**PROBLEM TO SOLVE:** Quote the data exactly, first line to the line containing "1845, 1867, 1861];", with no pictures.

------ RECORDED DATA

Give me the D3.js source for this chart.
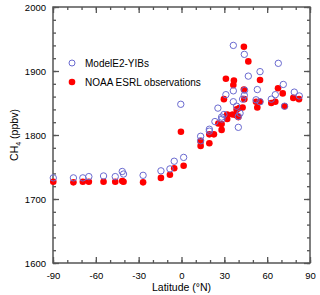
<!DOCTYPE html>
<html>
<head>
<meta charset="utf-8">
<script src="https://cdn.jsdelivr.net/npm/d3@7"></script>
<style>
  body { margin: 0; background: #fff; }
  svg { font-family: "Liberation Sans", Arial, sans-serif; }
  .axis path { display: none; }
  .axis line { stroke: #555; stroke-width: 1.3; }
  .axis text { font-size: 9.5px; fill: #000; }
</style>
</head>
<body>
<script>
// ModelE2-YIBs (open circles)
var modelLat = [-89.8, -75.7, -69.1, -64.9, -54.6, -46.4, -41.5, -40.6, -26.9, -14.4, -8.1, -5.1, 1.5, -0.5,
  13.4, 13.4, 19.5, 19.5, 23.4, 25.5, 28.1, 28.3, 29.7, 31.1, 36.3, 36.3, 36.3, 38.6, 39.8, 39.8, 41,
  42.8, 44, 44.2, 44, 46.8, 52.2, 53.1, 55, 55, 62.9, 65.7, 67.8, 71.3, 72.2, 79, 82.5];
var modelCH4 = [1733, 1733, 1733, 1735, 1736, 1735, 1743, 1739, 1737, 1744, 1747, 1759, 1765, 1848,
  1798, 1791, 1809, 1806, 1821, 1842, 1828, 1825, 1832, 1863, 1940, 1869, 1852, 1845, 1829, 1812, 1834,
  1856, 1926, 1870, 1862, 1892, 1855, 1871, 1899, 1852, 1856, 1863, 1912, 1879, 1845, 1867, 1861];

// NOAA ESRL observations (filled circles)
var obsLat = [-89.8, -75.7, -69.1, -64.9, -54.6, -46.4, -41.5, -40.6, -26.9, -14.4, -8.1, -5.1, 1.5, -0.4,
  13.4, 13.4, 19.5, 19.5, 22.7, 25.8, 28.1, 28.1, 29.7, 31.1, 32, 32, 35.8, 36.3, 36.7, 38.2, 38.6, 39.8,
  40.5, 42.8, 43.7, 43.7, 44, 46.8, 52.2, 53.1, 55, 55, 62.9, 65.7, 67.6, 70.9, 72.2, 78.3, 82.3];
var obsCH4 = [1727, 1726, 1727, 1727, 1727, 1727, 1728, 1727, 1726, 1733, 1738, 1748, 1752, 1805,
  1790, 1783, 1801, 1787, 1801, 1818, 1817, 1808, 1856, 1888, 1832, 1825, 1832, 1878, 1885, 1831, 1840, 1828,
  1842, 1843, 1938, 1871, 1856, 1915, 1852, 1843, 1886, 1852, 1850, 1852, 1873, 1865, 1845, 1858, 1856];

var xTicks = [-90, -60, -30, 0, 30, 60, 90];
var yTicks = [1600, 1700, 1800, 1900, 2000];
var legendLabels = ["ModelE2-YIBs", "NOAA ESRL observations"];

var width = 320, height = 295,
    mLeft = 53, mRight = 310, mTop = 7, mBottom = 263;

var x = d3.scaleLinear().domain([-90, 90]).range([mLeft, mRight]);
var y = d3.scaleLinear().domain([1600, 2000]).range([mBottom, mTop]);
var plain = function(d){ return String(d); };

var svg = d3.select("body").append("svg")
    .attr("width", width)
    .attr("height", height);

// ticks, inward on all four sides
function addAxis(axis, tx, ty) {
    svg.append("g").attr("class", "axis")
        .attr("transform", "translate(" + tx + "," + ty + ")")
        .call(axis);
}
var xMinor = d3.range(-90, 91, 10), yMinor = d3.range(1600, 2001, 20);

addAxis(d3.axisBottom(x).tickValues(xTicks).tickSize(-6).tickPadding(9).tickFormat(plain), 0, mBottom);
addAxis(d3.axisBottom(x).tickValues(xMinor).tickSize(-3).tickFormat(""), 0, mBottom);
addAxis(d3.axisTop(x).tickValues(xTicks).tickSize(-6).tickFormat(""), 0, mTop);
addAxis(d3.axisTop(x).tickValues(xMinor).tickSize(-3).tickFormat(""), 0, mTop);
addAxis(d3.axisLeft(y).tickValues(yTicks).tickSize(-6).tickPadding(7).tickFormat(plain), mLeft, 0);
addAxis(d3.axisLeft(y).tickValues(yMinor).tickSize(-3).tickFormat(""), mLeft, 0);
addAxis(d3.axisRight(y).tickValues(yTicks).tickSize(-6).tickFormat(""), mRight, 0);
addAxis(d3.axisRight(y).tickValues(yMinor).tickSize(-3).tickFormat(""), mRight, 0);

svg.append("rect")
    .attr("x", mLeft).attr("y", mTop)
    .attr("width", mRight - mLeft).attr("height", mBottom - mTop)
    .attr("fill", "none").attr("stroke", "#555").attr("stroke-width", 1.5);

// observations first, model circles on top
svg.selectAll("circle.obs")
    .data(obsLat)
  .enter().append("circle")
    .attr("class", "obs")
    .attr("cx", function(d){ return x(d); })
    .attr("cy", function(d, i){ return y(obsCH4[i]); })
    .attr("r", 3.3)
    .attr("fill", "#ff0000");

svg.selectAll("circle.model")
    .data(modelLat)
  .enter().append("circle")
    .attr("class", "model")
    .attr("cx", function(d){ return x(d); })
    .attr("cy", function(d, i){ return y(modelCH4[i]); })
    .attr("r", 3.2)
    .attr("fill", "none")
    .attr("stroke", "#6b6bd0")
    .attr("stroke-width", 1);

// legend
var lg = svg.append("g");
lg.append("circle").attr("cx", 72).attr("cy", 63).attr("r", 3)
    .attr("fill", "none").attr("stroke", "#6b6bd0").attr("stroke-width", 1);
lg.append("circle").attr("cx", 72).attr("cy", 82).attr("r", 3.3).attr("fill", "#ff0000");
lg.selectAll("text")
    .data(legendLabels)
  .enter().append("text")
    .attr("x", 85)
    .attr("y", function(d, i){ return 66.5 + i * 19; })
    .attr("font-size", 10)
    .text(function(d){ return d; });

// axis titles
svg.append("text")
    .attr("x", (mLeft + mRight) / 2).attr("y", 291)
    .attr("text-anchor", "middle").attr("font-size", 10.5)
    .text("Latitude (°N)");

var yl = svg.append("text")
    .attr("transform", "translate(18," + ((mTop + mBottom) / 2) + ") rotate(-90)")
    .attr("text-anchor", "middle").attr("font-size", 10.5);
yl.append("tspan").text("CH");
yl.append("tspan").attr("font-size", 7).attr("dy", 3).text("4");
yl.append("tspan").attr("dy", -3).text(" (ppbv)");
</script>
</body>
</html>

------------

**THE SOLUTION:**
Give me the D3.js source for this chart.
<!DOCTYPE html>
<html>
<head>
<meta charset="utf-8">
<script src="https://cdn.jsdelivr.net/npm/d3@7"></script>
<style>
  body { margin: 0; background: #fff; }
  svg { font-family: "Liberation Sans", Arial, sans-serif; }
  .axis path { display: none; }
  .axis line { stroke: #555; stroke-width: 1.3; }
  .axis text { font-size: 9.5px; fill: #000; }
</style>
</head>
<body>
<script>
// ModelE2-YIBs (open circles)
var modelLat = [-89.8, -75.7, -69.1, -64.9, -54.6, -46.4, -41.5, -40.6, -26.9, -14.4, -8.1, -5.1, 1.5, -0.5,
  13.4, 13.4, 19.5, 19.5, 23.4, 25.5, 28.1, 28.3, 29.7, 31.1, 36.3, 36.3, 36.3, 38.6, 39.8, 39.8, 41,
  42.8, 44, 44.2, 44, 46.8, 52.2, 53.1, 55, 55, 62.9, 65.7, 67.8, 71.3, 72.2, 79, 82.5];
var modelCH4 = [1733, 1733, 1733, 1735, 1736, 1735, 1743, 1739, 1737, 1744, 1747, 1759, 1765, 1848,
  1798, 1791, 1809, 1806, 1821, 1842, 1828, 1825, 1832, 1863, 1940, 1869, 1852, 1845, 1829, 1812, 1834,
  1856, 1926, 1870, 1862, 1892, 1855, 1871, 1899, 1852, 1856, 1863, 1912, 1879, 1845, 1867, 1861];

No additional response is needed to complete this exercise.